In 1909, Szaniawski built an astronomical observatory at his estate. The observatory featured a rectangular building with a meridian room housing a meridian wheel from the Parisian Mailhat factory, equipped with an 81 mm lens. The observatory also included a precise pendulum clock and a Riefler clock with a steel-nickel pendulum.

The main instrument of the observatory was a refractor telescope, which at the time was the largest in Poland. It featured a 20 cm Zeiss lens with a 310 cm focal length and was equipped with two astro cameras for photographing the sky. The observatory also had a radio receiving station, and Szaniawski was the first in Poland to receive permission to use radio equipment from the Ministry of Posts and Telegraphs.

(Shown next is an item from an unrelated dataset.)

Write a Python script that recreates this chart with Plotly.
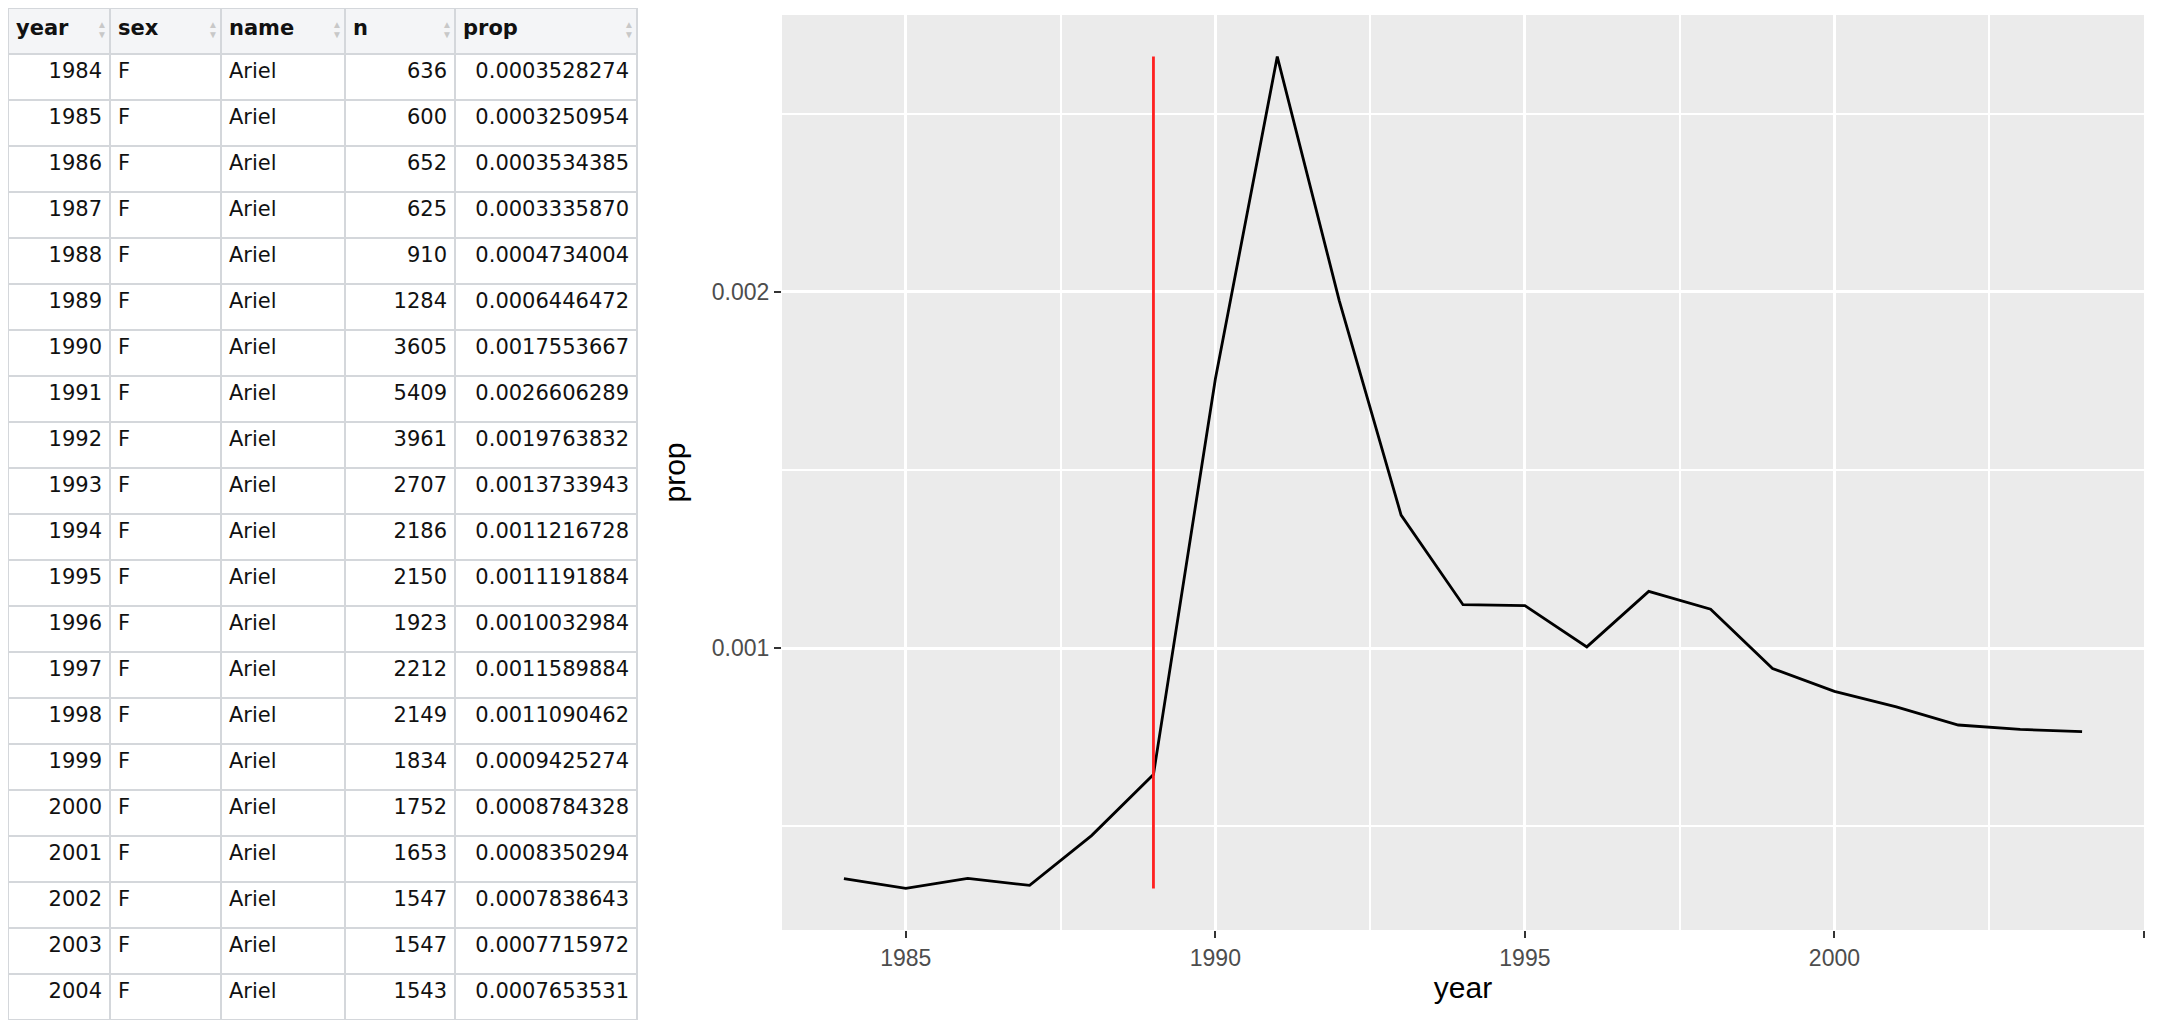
import plotly.graph_objects as go

# The page has an 8 px body margin; the figure is sized/positioned to compensate.
PAGE_OFF = 8
W, H = 2160 - PAGE_OFF, 1020 - PAGE_OFF

year = [1984, 1985, 1986, 1987, 1988, 1989, 1990, 1991, 1992, 1993, 1994,
        1995, 1996, 1997, 1998, 1999, 2000, 2001, 2002, 2003, 2004]
sex = ["F"] * 21
name = ["Ariel"] * 21
n = [636, 600, 652, 625, 910, 1284, 3605, 5409, 3961, 2707, 2186,
     2150, 1923, 2212, 2149, 1834, 1752, 1653, 1547, 1547, 1543]
prop = [0.0003528274, 0.0003250954, 0.0003534385, 0.0003335870, 0.0004734004,
        0.0006446472, 0.0017553667, 0.0026606289, 0.0019763832, 0.0013733943,
        0.0011216728, 0.0011191884, 0.0010032984, 0.0011589884, 0.0011090462,
        0.0009425274, 0.0008784328, 0.0008350294, 0.0007838643, 0.0007715972,
        0.0007653531]
columns = ["year", "sex", "name", "n", "prop"]
x_ticks = [1985, 1990, 1995, 2000, 2005]
y_ticks = [0.001, 0.002]
y_tick_text = ["0.001", "0.002"]
marker_year = 1989

# column widths in page px (first column starts at the page margin)
col_px = [110 - PAGE_OFF, 111, 124, 110, 182]
table_w = sum(col_px)


def px_x(p):  # page x -> paper fraction
    return (p - PAGE_OFF) / W


def px_y(p):  # page y -> paper fraction
    return 1 - (p - PAGE_OFF) / H


fig = go.Figure()

fig.add_trace(go.Table(
    domain=dict(x=[0, table_w / W], y=[0, 1]),
    columnwidth=col_px,
    header=dict(
        values=["<b>%s</b>" % c for c in columns],
        fill_color="#f4f5f7",
        line=dict(color="#d4d7db", width=1.5),
        align="left",
        height=46,
        font=dict(family="DejaVu Sans", size=21, color="#111111"),
    ),
    cells=dict(
        values=[year, sex, name, n, ["%.10f" % p for p in prop]],
        fill_color="white",
        line=dict(color="#d4d7db", width=1.5),
        align=["right", "left", "left", "right", "right"],
        height=46,
        font=dict(family="DejaVu Sans", size=21, color="#111111"),
    ),
))

# sort arrows in header
right = PAGE_OFF
for w in col_px:
    right += w
    for sym, py in (("▲", 15), ("▼", 25)):
        fig.add_annotation(x=px_x(right - 15), y=px_y(py), xref="paper", yref="paper",
                           text=sym, showarrow=False,
                           font=dict(size=10, color="#c8c8c8"))

fig.add_trace(go.Scatter(
    x=year, y=prop, mode="lines",
    line=dict(color="black", width=2.8),
    xaxis="x", yaxis="y", hoverinfo="skip", showlegend=False,
))

fig.add_shape(type="line", xref="x", yref="y",
              x0=marker_year, x1=marker_year, y0=min(prop), y1=max(prop),
              line=dict(color="#ff2020", width=2.8))

xr = [min(year) - 0.05 * (max(year) - min(year)), max(year) + 0.05 * (max(year) - min(year))]
ysp = max(prop) - min(prop)
yr = [min(prop) - 0.05 * ysp, max(prop) + 0.05 * ysp]

axis_font = dict(family="Liberation Sans", size=23, color="#4d4d4d")
title_font = dict(family="Liberation Sans", size=30, color="black")
fig.update_layout(
    width=W, height=H,
    margin=dict(l=0, r=0, t=0, b=0),
    paper_bgcolor="white",
    plot_bgcolor="#ebebeb",
    showlegend=False,
    xaxis=dict(
        domain=[px_x(782), px_x(2144)], range=xr,
        tickvals=x_ticks, ticktext=[str(v) for v in x_ticks],
        ticks="outside", ticklen=7, tickwidth=1.5, tickcolor="#333333",
        showgrid=True, gridcolor="white", gridwidth=3,
        minor=dict(tick0=1982.5, dtick=5, showgrid=True, gridcolor="white", gridwidth=1.5, ticks=""),
        zeroline=False, showline=False, tickfont=axis_font,
        title=dict(text="year", font=title_font, standoff=7),
        anchor="y",
    ),
    yaxis=dict(
        domain=[px_y(930), px_y(15)], range=yr,
        tickvals=y_ticks, ticktext=y_tick_text,
        ticks="outside", ticklen=7, tickwidth=1.5, tickcolor="#333333",
        showgrid=True, gridcolor="white", gridwidth=3,
        minor=dict(tick0=0.0005, dtick=0.001, showgrid=True, gridcolor="white", gridwidth=1.5, ticks=""),
        zeroline=False, showline=False, tickfont=axis_font,
        title=dict(text="prop", font=title_font, standoff=17),
        anchor="x",
    ),
)

fig.write_html("out.html")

During World War I, the observatory was damaged, and some instruments were stolen but later returned. However, the estate's financial difficulties and the broader economic crisis forced Szaniawski to close the observatory in 1925. The instruments were sold to the Nicolaus Copernicus National Astronomical Institute.

== Death ==
Władysław Szaniawski died on 16 January 1931 and was buried in the cemetery at Przegaliny Duże. His grave remains cared for by local residents.

== Present day ==
The former Szaniawski estate in Przegaliny is now the headquarters of the local motorcycle club "Panther".